Dopo il casolare in cui fu ucciso Giuseppe Impastato, ora si pensa a fare della casa di Rosario Livatino, il magistrato di Canicattì ucciso dalla mafia il 21 settembre 1990, un museo.

L’appello è stato lanciato dalle associazioni Tecnopolis e dagli “Amici del Giudice Rosario Angelo Livatino” proprio dopo che il governo regionale ha deciso di espropriare a Cinisi il casolare in cui Giuseppe Impastato fu torturato e ucciso il 9 maggio del 1978. All’interno di questa discussa struttura nascerà un museo multimediale e uno spazio per dibattiti e spettacoli: una scelta che ha riscosso l’applauso del Centro Impastato.
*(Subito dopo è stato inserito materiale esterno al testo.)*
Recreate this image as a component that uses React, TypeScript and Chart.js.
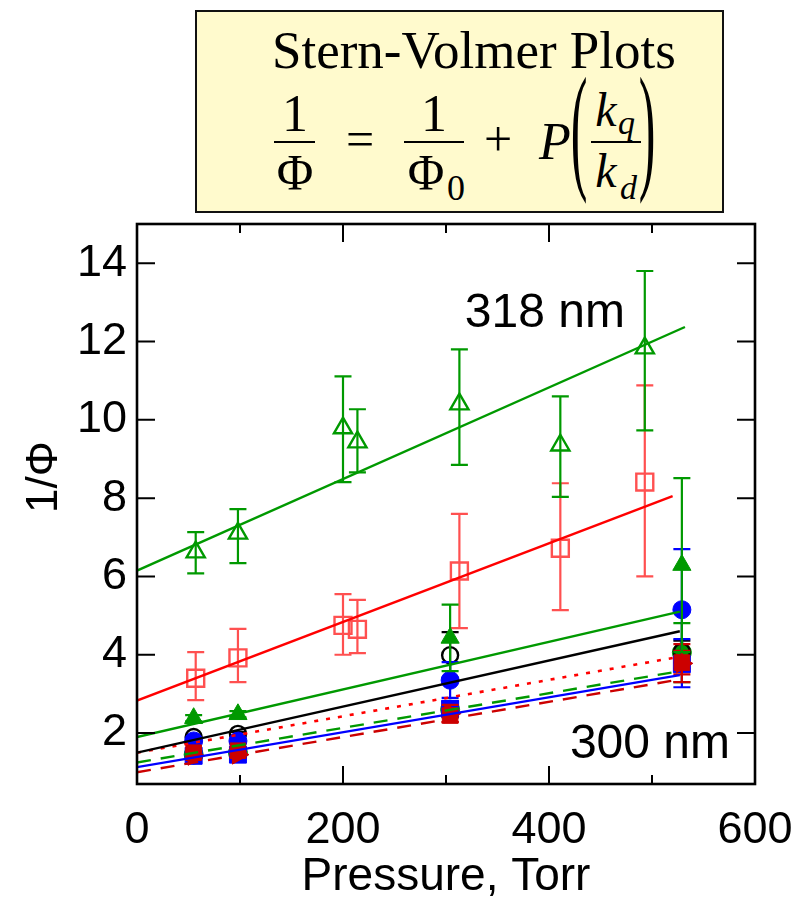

Anche le tre stanze della casa museo di Canicattì rimaste identiche a come Rosario Livatino le lasciò la mattina del 21 settembre del 1990, prima di essere assassinato sulla strada che lo portava al tribunale di Agrigento, potrebbero essere meta di visitatori che cercano di conoscere meglio il giudice. E invece sono chiuse al pubblico da quattro anni. Da tempo le associazioni Tecnopolis e Amici del giudice Livatino lavorano per riaprire al pubblico la Casa museo Livatino. Ma senza successo.

Ora l’appello lanciato dalle pagine del Giornale di Sicilia. L’abitazione del giudice, in viale Regina Margherita 166 a Canicattì, è stata ereditata alla morte del padre di Livatino dalla signora che lo ha assistito. E malgrado nei primi anni siano state autorizzate le visite, da 4 anni la nuova proprietaria ha chiuso le porte ai visitatori. Nel frattempo però, nel 2015, la Regione ha imposto il vincolo di interesse culturale (come era accaduto anche al casolare di Cinisi) e questo può essere il presupposto per un eventuale esproprio. Non a caso la nuova proprietaria si è opposta: il Tar ha rigettato il ricorso e il Cga si pronuncerà entro fine anno.
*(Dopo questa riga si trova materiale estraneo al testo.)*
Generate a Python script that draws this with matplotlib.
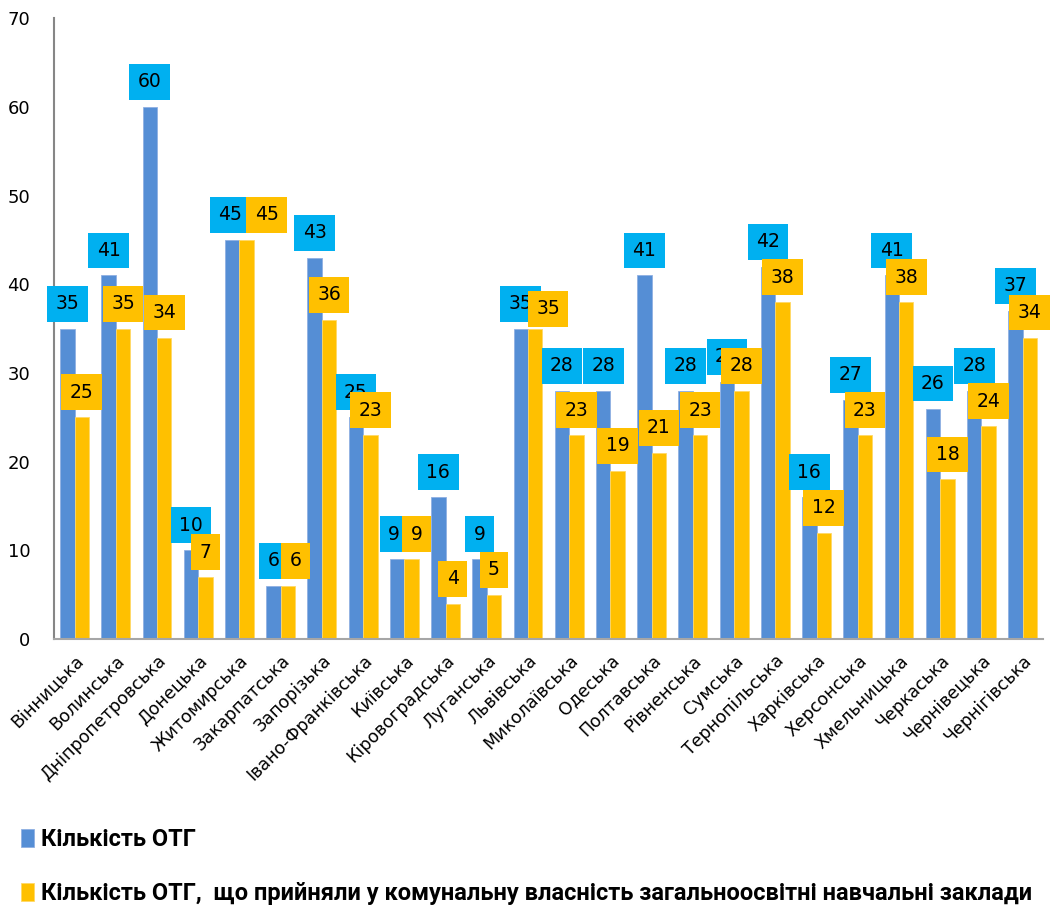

Polemiche a parte, resta l’opportunità non colta di una casa che anche per l’assessorato ai Beni Culturali mantiene intatto lo spirito che ha contraddistinto Livatino: “La dimora, con i suoi ricordi, scritti autografi, foto ed effetti personali, preservata nella sua immobile integrità dai genitori, custodi ed artefici degli insegnamenti che costituiscono i capisaldi della figura umana ed istituzionale dell’ uomo Livatino, rappresenta la memoria storica su cui incentrare l’ azione di sensibilizzazione”. È una costruzione ottocentesca. E all’interno il papà e la mamma del giudice ucciso decisero di non cambiare nulla, quasi bloccando il tempo dopo quei colpi di pistola sulla statale Agrigento-Caltanissetta.
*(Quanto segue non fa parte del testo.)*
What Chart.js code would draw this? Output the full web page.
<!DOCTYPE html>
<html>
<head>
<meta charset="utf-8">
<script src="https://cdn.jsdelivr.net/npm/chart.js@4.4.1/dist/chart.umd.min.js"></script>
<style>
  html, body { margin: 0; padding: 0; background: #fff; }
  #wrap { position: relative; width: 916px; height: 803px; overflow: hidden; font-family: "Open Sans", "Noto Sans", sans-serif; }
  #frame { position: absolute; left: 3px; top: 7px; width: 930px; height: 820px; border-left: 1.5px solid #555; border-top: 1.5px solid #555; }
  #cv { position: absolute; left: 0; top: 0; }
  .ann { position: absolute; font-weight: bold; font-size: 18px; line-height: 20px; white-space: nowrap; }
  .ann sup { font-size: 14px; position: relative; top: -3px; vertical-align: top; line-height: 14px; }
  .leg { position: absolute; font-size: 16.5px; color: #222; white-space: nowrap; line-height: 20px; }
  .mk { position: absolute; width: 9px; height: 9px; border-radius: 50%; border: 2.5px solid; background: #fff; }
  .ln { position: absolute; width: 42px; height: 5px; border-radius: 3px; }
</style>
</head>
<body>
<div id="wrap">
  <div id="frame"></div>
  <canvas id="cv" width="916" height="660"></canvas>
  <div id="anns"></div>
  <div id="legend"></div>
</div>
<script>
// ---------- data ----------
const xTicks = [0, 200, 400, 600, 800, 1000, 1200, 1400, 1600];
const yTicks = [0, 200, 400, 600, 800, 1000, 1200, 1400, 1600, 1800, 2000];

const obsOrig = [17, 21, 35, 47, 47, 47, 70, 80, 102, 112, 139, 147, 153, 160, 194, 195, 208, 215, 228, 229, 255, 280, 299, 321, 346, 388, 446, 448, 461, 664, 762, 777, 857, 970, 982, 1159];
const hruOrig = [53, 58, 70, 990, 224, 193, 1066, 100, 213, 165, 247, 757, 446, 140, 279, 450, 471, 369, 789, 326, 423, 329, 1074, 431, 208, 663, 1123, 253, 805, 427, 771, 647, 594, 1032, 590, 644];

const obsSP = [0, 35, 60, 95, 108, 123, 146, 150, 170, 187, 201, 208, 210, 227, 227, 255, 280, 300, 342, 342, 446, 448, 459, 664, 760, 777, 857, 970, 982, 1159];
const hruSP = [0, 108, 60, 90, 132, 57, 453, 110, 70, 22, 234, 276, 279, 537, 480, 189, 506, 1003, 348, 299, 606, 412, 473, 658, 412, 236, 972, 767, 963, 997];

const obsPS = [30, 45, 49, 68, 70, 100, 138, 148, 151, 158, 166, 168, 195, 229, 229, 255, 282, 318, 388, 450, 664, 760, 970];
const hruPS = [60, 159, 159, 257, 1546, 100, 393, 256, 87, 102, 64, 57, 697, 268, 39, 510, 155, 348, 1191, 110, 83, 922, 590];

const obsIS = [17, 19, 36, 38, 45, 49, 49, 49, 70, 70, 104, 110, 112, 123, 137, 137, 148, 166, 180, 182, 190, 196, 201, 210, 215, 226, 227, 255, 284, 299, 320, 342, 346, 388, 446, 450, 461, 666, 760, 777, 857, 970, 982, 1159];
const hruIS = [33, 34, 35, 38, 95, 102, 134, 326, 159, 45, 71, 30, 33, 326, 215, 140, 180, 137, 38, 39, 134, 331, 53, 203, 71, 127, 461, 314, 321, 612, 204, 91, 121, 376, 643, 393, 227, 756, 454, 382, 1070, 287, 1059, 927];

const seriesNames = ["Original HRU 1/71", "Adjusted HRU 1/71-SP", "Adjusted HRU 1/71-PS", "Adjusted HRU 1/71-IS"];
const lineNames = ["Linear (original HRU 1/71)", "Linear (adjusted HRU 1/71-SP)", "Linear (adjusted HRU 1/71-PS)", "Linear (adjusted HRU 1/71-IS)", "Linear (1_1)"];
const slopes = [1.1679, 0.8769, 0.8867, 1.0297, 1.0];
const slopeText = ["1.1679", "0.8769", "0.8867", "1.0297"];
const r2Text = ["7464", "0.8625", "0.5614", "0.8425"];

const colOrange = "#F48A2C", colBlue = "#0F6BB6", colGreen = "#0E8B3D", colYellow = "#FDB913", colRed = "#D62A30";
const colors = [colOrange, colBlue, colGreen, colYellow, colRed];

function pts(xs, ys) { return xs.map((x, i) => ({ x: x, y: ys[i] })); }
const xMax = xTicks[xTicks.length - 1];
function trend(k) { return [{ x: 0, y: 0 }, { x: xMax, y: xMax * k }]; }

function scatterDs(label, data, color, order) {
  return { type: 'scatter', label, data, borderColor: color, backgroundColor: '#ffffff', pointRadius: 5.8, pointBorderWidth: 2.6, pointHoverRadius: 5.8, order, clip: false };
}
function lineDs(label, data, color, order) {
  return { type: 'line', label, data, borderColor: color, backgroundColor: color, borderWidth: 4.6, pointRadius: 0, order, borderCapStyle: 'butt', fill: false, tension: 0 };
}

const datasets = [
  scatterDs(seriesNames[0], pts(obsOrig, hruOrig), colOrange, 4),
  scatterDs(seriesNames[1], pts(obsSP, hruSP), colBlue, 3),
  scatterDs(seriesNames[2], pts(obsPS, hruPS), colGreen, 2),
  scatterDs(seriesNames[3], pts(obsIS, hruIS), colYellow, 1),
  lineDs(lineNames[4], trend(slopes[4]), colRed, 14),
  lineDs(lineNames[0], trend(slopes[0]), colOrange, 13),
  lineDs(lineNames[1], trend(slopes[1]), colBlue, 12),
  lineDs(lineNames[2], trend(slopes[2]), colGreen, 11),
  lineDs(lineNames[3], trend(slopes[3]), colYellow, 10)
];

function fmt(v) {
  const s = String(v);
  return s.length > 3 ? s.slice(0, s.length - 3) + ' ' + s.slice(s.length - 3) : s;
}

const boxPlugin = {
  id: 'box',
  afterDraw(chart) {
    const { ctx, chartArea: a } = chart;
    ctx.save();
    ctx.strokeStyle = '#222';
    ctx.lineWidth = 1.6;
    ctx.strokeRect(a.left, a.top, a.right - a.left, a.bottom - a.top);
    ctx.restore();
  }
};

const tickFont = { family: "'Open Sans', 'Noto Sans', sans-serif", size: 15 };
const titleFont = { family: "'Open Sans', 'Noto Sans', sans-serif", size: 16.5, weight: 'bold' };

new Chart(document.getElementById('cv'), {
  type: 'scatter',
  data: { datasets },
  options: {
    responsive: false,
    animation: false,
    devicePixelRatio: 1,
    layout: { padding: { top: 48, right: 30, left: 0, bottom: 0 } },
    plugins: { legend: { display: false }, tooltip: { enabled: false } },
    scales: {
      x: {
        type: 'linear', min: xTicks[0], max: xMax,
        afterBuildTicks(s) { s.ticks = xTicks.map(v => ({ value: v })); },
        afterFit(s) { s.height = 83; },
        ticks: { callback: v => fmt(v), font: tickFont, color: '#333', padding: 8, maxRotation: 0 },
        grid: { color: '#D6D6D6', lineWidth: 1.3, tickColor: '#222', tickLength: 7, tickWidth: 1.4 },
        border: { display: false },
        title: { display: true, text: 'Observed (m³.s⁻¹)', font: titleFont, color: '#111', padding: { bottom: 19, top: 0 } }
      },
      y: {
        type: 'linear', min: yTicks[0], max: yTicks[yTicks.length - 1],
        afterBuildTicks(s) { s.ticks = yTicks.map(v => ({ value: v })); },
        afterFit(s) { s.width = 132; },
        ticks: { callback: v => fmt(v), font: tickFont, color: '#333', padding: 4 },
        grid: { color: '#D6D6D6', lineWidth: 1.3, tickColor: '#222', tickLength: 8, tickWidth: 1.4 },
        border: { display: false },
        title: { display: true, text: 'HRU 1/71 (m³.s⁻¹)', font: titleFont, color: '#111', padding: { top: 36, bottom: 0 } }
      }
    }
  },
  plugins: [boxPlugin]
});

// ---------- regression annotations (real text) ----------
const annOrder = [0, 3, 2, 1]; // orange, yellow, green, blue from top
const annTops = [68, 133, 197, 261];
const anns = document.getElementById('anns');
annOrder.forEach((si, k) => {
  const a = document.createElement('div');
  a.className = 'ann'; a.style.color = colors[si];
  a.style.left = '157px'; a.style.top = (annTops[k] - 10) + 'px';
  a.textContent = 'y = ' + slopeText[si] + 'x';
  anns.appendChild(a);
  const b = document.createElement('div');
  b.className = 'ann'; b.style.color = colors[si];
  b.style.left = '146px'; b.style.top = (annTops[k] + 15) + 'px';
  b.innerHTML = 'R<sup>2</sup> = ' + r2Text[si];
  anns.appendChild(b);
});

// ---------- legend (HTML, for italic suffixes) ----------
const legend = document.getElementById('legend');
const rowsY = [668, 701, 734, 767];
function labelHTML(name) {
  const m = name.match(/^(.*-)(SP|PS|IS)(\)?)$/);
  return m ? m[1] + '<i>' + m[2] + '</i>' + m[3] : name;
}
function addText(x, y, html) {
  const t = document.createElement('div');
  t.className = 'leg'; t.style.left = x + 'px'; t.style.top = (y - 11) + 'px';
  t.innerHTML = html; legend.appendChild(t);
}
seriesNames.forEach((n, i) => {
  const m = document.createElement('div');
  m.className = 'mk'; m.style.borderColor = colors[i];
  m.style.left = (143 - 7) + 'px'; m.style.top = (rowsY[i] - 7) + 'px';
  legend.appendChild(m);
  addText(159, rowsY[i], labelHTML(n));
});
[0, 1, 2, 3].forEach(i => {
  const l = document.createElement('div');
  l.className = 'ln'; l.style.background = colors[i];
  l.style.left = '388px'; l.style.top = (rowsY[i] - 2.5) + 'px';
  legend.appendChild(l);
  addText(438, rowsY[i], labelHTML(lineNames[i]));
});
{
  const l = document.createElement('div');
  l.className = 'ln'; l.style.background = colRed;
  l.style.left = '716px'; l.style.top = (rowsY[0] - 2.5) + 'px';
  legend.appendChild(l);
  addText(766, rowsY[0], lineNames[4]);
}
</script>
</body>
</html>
Le associazioni hanno anche avviato una petizione perché la casa diventi pubblica consegnata tre anni fa al Presidente della Repubblica Sergio Mattarella. E c’ è stata pure una richiesta di acquistare l’ immobile a cui però la proprietaria non ha neppure risposto. Anche il sindaco di Canicattì, Ettore Di Ventura, ha offerto l’aiuto del Comune. Ma ora la speranza delle associazioni è che la Regione si muova e riapra le porte di quelle tre stanze ricche di ricordi.